Fewer Utahns signed up for Affordable Care Act insurance through healthcare.gov this year, joining their peers nationally in an enrollment dip that follows a repeal of the tax penalty for those without insurance, known as the individual mandate.

Preliminary figures released Wednesday by the Centers for Medicare and Medicaid Services, or CMS, showed 194,813 Utahns enrolling in the marketplace through healthcare.gov, a decrease of roughly 300 compared to 2017. Those plans are used primarily by people who do not get their insurance through an employer.

Randall Serr, Director of Take Care Utah, said the enrollment count may increase in the final numbers, but will likely remain at or below the 2017 level.

“I don’t expect it to be a huge bump down,” Serr said. “The fact that it’s about the same is incredible. It shows Utahns just want access to health insurance.”

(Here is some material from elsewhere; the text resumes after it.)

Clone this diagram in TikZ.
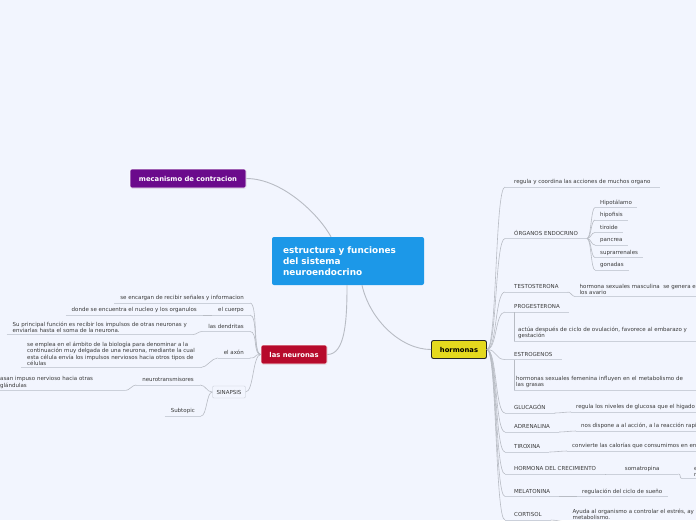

This year’s open enrollment period was the first since Republican lawmakers in Washington voted to repeal the Affordable Care Act’s individual mandate late last year. That repeal — tucked into the GOP’s Tax Cuts and Jobs Act — takes effect in January and ends the tax penalty for Americans who go without insurance.

The vote on the Tax Cuts and Jobs Act followed multiple attempts to repeal the Affordable Care Act — more commonly known as Obamacare — including an effort that failed by a single vote in the Senate in July. And several states, including Utah, filed a lawsuit challenging the Affordable Care Act, leading to a ruling last week by a federal judge in Texas that struck down the health care law as unconstitutional. The judge’s ruling is currently on hold pending a likely appeal by a separate coalition of states.

Nationwide, Obamacare sign-ups fell from 8.8 million in 2017 to 8.5 million this year, a change that CMS administrators described as “steady” in prepared statements released Wednesday.

“With the lowest unemployment rate in 50 years, it’s possible that more Americans have employer based coverage, and don’t need exchange plan,” said CMS Administrator Seema Verma.

CMS also reported that a surge in health insurance sign ups during the final days of the open enrollment deadline could lead to some plan enrollments not yet being included in the preliminary numbers released this week.